Contango
The oil-world seems quiet and predictable at the moment: demand or expected growth is going down, prices seem to stay consistently low, many projects are being cancelled or delayed and whilst no-one seems to know where this is all heading, the expectation is that it will stay like this for the coming time.
As the global economy takes ever more beating and the “correction” is now turning out to become a global economic crisis of which, according to some analysts, we have only seen the beginning, and trillions of dollars are spent to try to prevent a complete melt-down, there is one “inconsistency” that keeps amazing me.
It can be seen in the numerous “investment”-newsletters, it can be seen in the storing of oil due to the discrepancy between the current oil-price and the expected oil-price later this year (the contango), and it can be seen in the regular attempts to move up or down the oil-price for silly reasons: speculation.
Whilst trillions of dollars are “created” to be invested in an economy in downward spiral, investment-letters are advising how to profit from the crisis. In another country the banks are “betting” against their own country and currency, because it is easy to make profit. Short-sellers are still active in pushing down markets to make a profit. And so there are many more examples.
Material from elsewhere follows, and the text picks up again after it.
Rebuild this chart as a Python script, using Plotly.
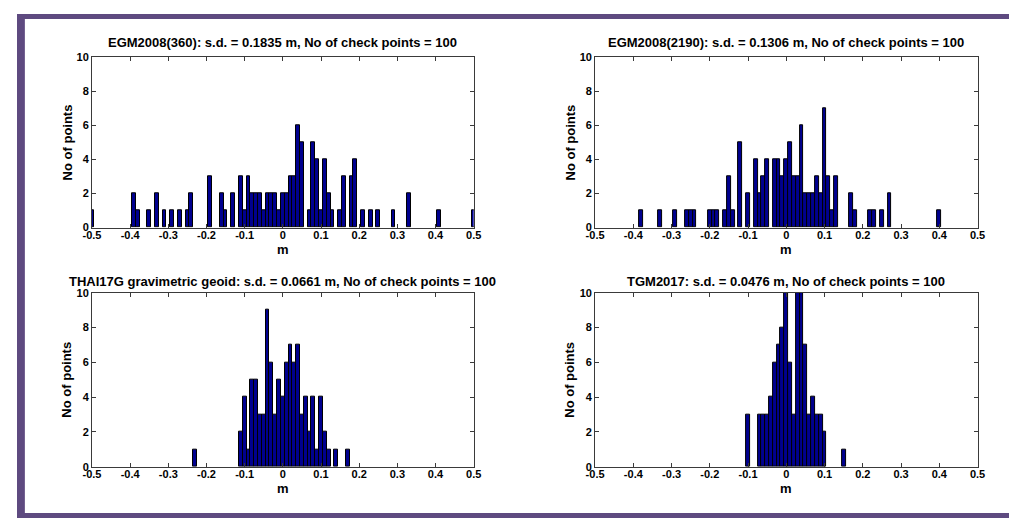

How long can this still go on?
Isn”t it that in many ways “the Market” has grown over the last decades from an original market-stimulant into a gigantic usurping society of profiteers and parasites, becoming a danger to the stability of the world and the world-economy? It is as if “the Market”, which was part of the world-trade-system, and meant to facilitate trade as a service-industry, has grown like a cancer and ballooned itself, with metastases everywhere, taking over, and gradually suffocating, their host, and reason for existence.
And as a small group of people has become very proficient in “guiding” this “monster” (as former IMF-director and now President of Germany Mr. Horst Koehler called it), we have landed in a situation in which whole countries and numerous companies are dangling at the mercy of the industry that is meant to serve them. And the “mercy” is determined by politics or greed or profit-seeking, all in extremis. This is one road to disaster.
The proposal from Mr. Sarkozy to come to agreed prices for oil and many other commodities was therefore very interesting, as it would not only constitute a novelty in the sense that there would be an agreement between producers and consumers, but it would cut out huge amount of speculation-opportunity and therefore volatility. This again would allow for development of projections for investment as stability and predictability would reign again. And this would bring also stability in prices, development-possibilities, and, if there would be agreement for fair prices for commodities of which the profit is now mainly one-sided, social development and cultural and social stability and probably even peace.
But of course this would mean that a very large group of people that have made it their way of life to extract as
much profit as possible no matter the costs to others would become redundant.
Which is probably the reason why we haven”t heard much of the idea anymore, although it would have immense
benefits to the rest of the world.
The question is however, how much longer we can afford the current “out-of-balance” system.